◆ **Exercise requirements**
Copy everything in the listing below word for word, apart from any images.
** Start of Data supplied **
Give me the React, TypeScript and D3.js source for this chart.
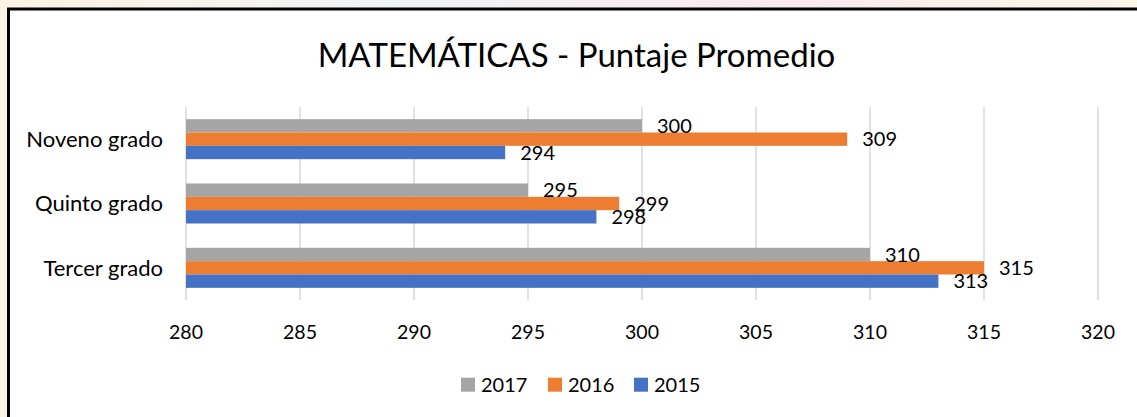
import React from "react";
import * as d3 from "d3";

const categories = ["Noveno grado", "Quinto grado", "Tercer grado"];
const seriesNames = ["2017", "2016", "2015"];
const values2017 = [300, 295, 310];
const values2016 = [309, 299, 315];
const values2015 = [294, 298, 313];
const xTicks = [280, 285, 290, 295, 300, 305, 310, 315, 320];
const seriesColors = ["#a5a5a5", "#ed7d31", "#4472c4"];
const titleText = "MATEMÁTICAS - Puntaje Promedio";

const W = 1137;
const H = 417;
const FONT = "Lato, 'Open Sans', sans-serif";

export default function App() {
  const seriesValues = [values2017, values2016, values2015];
  const x = d3.scaleLinear().domain([280, 320]).range([186, 1098]);
  const y = d3
    .scaleBand<string>()
    .domain(categories)
    .range([107, 300])
    .paddingInner(0.378)
    .paddingOuter(0.189);
  const inner = d3
    .scaleBand<string>()
    .domain(seriesNames)
    .range([0, y.bandwidth()]);

  const legendItems = [
    { name: "2017", color: seriesColors[0], sx: 461 },
    { name: "2016", color: seriesColors[1], sx: 548 },
    { name: "2015", color: seriesColors[2], sx: 634 },
  ];

  return (
    <svg
      width={W}
      height={H}
      style={{ position: "absolute", left: 0, top: 0, display: "block" }}
      fontFamily={FONT}
    >
      <defs>
        <linearGradient id="wm" x1="0" x2="1" y1="0" y2="0">
          <stop offset="0" stopColor="#fcf3e2" />
          <stop offset="0.2" stopColor="#f6f4ef" />
          <stop offset="0.35" stopColor="#eef3f5" />
          <stop offset="0.55" stopColor="#f7eef0" />
          <stop offset="0.7" stopColor="#f9e9ee" />
          <stop offset="0.9" stopColor="#fbf3ea" />
          <stop offset="1" stopColor="#fcf5e8" />
        </linearGradient>
      </defs>
      <rect x={0} y={0} width={W} height={H} fill="#fcf5e6" />
      <rect x={0} y={0} width={W} height={8} fill="url(#wm)" />
      <rect x={8.5} y={9} width={W + 10} height={H + 10} fill="#ffffff" stroke="#000000" strokeWidth={3} />

      <text
        x={576.5}
        y={67}
        textAnchor="middle"
        fontSize={33}
        fill="#000000"
      >
        {titleText}
      </text>

      {xTicks.map((t) => (
        <g key={t}>
          <line
            x1={x(t)}
            x2={x(t)}
            y1={107}
            y2={300}
            stroke="#d9d9d9"
            strokeWidth={1.5}
          />
          <text
            x={x(t)}
            y={339}
            textAnchor="middle"
            fontSize={19.5}
            fill="#000000"
          >
            {t}
          </text>
        </g>
      ))}

      {categories.map((c, ci) => (
        <g key={c} transform={`translate(0,${y(c)})`}>
          <text
            x={163}
            y={y.bandwidth() / 2}
            dy="0.36em"
            textAnchor="end"
            fontSize={22}
            fill="#000000"
          >
            {c}
          </text>
          {seriesNames.map((s, si) => {
            const v = seriesValues[si][ci];
            const by = inner(s) as number;
            return (
              <g key={s}>
                <rect
                  x={x(280)}
                  y={by}
                  width={x(v) - x(280)}
                  height={inner.bandwidth()}
                  fill={seriesColors[si]}
                />
              </g>
            );
          })}
          {seriesNames.map((s, si) => {
            const v = seriesValues[si][ci];
            const by = inner(s) as number;
            return (
              <text
                key={s}
                x={x(v) + 15}
                y={by + inner.bandwidth() / 2}
                dy="0.36em"
                fontSize={20}
                fill="#000000"
              >
                {v}
              </text>
            );
          })}
        </g>
      ))}

      {legendItems.map((it) => (
        <g key={it.name}>
          <rect x={it.sx} y={377.7} width={14} height={14} fill={it.color} />
          <text x={it.sx + 20} y={391.7} fontSize={20} fill="#000000">
            {it.name}
          </text>
        </g>
      ))}
    </svg>
  );
}
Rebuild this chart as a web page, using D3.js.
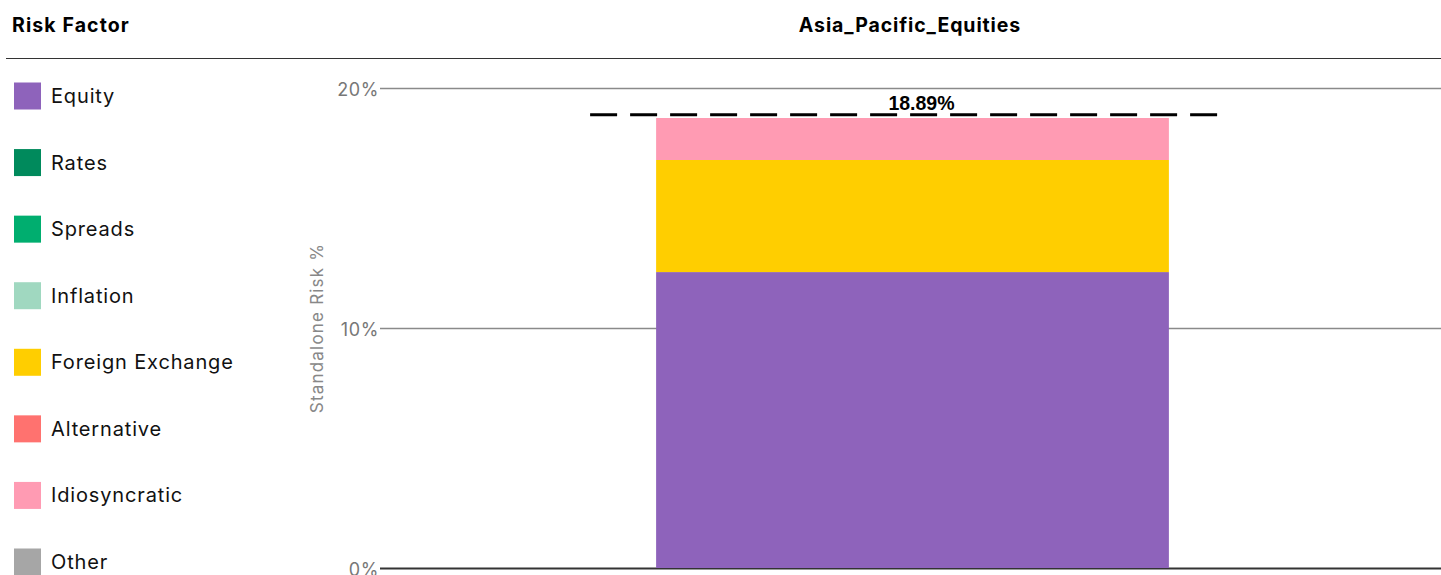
** End of Data supplied **
◆ **Solution for this problem**
Give me the React, TypeScript and D3.js source for this chart.
import React from "react";
import * as d3 from "d3";

const categories = ["Noveno grado", "Quinto grado", "Tercer grado"];
const seriesNames = ["2017", "2016", "2015"];
const values2017 = [300, 295, 310];
const values2016 = [309, 299, 315];
const values2015 = [294, 298, 313];
const xTicks = [280, 285, 290, 295, 300, 305, 310, 315, 320];
const seriesColors = ["#a5a5a5", "#ed7d31", "#4472c4"];
const titleText = "MATEMÁTICAS - Puntaje Promedio";

const W = 1137;
const H = 417;
const FONT = "Lato, 'Open Sans', sans-serif";

export default function App() {
  const seriesValues = [values2017, values2016, values2015];
  const x = d3.scaleLinear().domain([280, 320]).range([186, 1098]);
  const y = d3
    .scaleBand<string>()
    .domain(categories)
    .range([107, 300])
    .paddingInner(0.378)
    .paddingOuter(0.189);
  const inner = d3
    .scaleBand<string>()
    .domain(seriesNames)
    .range([0, y.bandwidth()]);

  const legendItems = [
    { name: "2017", color: seriesColors[0], sx: 461 },
    { name: "2016", color: seriesColors[1], sx: 548 },
    { name: "2015", color: seriesColors[2], sx: 634 },
  ];

  return (
    <svg
      width={W}
      height={H}
      style={{ position: "absolute", left: 0, top: 0, display: "block" }}
      fontFamily={FONT}
    >
      <defs>
        <linearGradient id="wm" x1="0" x2="1" y1="0" y2="0">
          <stop offset="0" stopColor="#fcf3e2" />
          <stop offset="0.2" stopColor="#f6f4ef" />
          <stop offset="0.35" stopColor="#eef3f5" />
          <stop offset="0.55" stopColor="#f7eef0" />
          <stop offset="0.7" stopColor="#f9e9ee" />
          <stop offset="0.9" stopColor="#fbf3ea" />
          <stop offset="1" stopColor="#fcf5e8" />
        </linearGradient>
      </defs>
      <rect x={0} y={0} width={W} height={H} fill="#fcf5e6" />
      <rect x={0} y={0} width={W} height={8} fill="url(#wm)" />
      <rect x={8.5} y={9} width={W + 10} height={H + 10} fill="#ffffff" stroke="#000000" strokeWidth={3} />

      <text
        x={576.5}
        y={67}
        textAnchor="middle"
        fontSize={33}
        fill="#000000"
      >
        {titleText}
      </text>

      {xTicks.map((t) => (
        <g key={t}>
          <line
            x1={x(t)}
            x2={x(t)}
            y1={107}
            y2={300}
            stroke="#d9d9d9"
            strokeWidth={1.5}
          />
          <text
            x={x(t)}
            y={339}
            textAnchor="middle"
            fontSize={19.5}
            fill="#000000"
          >
            {t}
          </text>
        </g>
      ))}

      {categories.map((c, ci) => (
        <g key={c} transform={`translate(0,${y(c)})`}>
          <text
            x={163}
            y={y.bandwidth() / 2}
            dy="0.36em"
            textAnchor="end"
            fontSize={22}
            fill="#000000"
          >
            {c}
          </text>
          {seriesNames.map((s, si) => {
            const v = seriesValues[si][ci];
            const by = inner(s) as number;
            return (
              <g key={s}>
                <rect
                  x={x(280)}
                  y={by}
                  width={x(v) - x(280)}
                  height={inner.bandwidth()}
                  fill={seriesColors[si]}
                />
              </g>
            );
          })}
          {seriesNames.map((s, si) => {
            const v = seriesValues[si][ci];
            const by = inner(s) as number;
            return (
              <text
                key={s}
                x={x(v) + 15}
                y={by + inner.bandwidth() / 2}
                dy="0.36em"
                fontSize={20}
                fill="#000000"
              >
                {v}
              </text>
            );
          })}
        </g>
      ))}

      {legendItems.map((it) => (
        <g key={it.name}>
          <rect x={it.sx} y={377.7} width={14} height={14} fill={it.color} />
          <text x={it.sx + 20} y={391.7} fontSize={20} fill="#000000">
            {it.name}
          </text>
        </g>
      ))}
    </svg>
  );
}
Rebuild this chart as a web page, using D3.js.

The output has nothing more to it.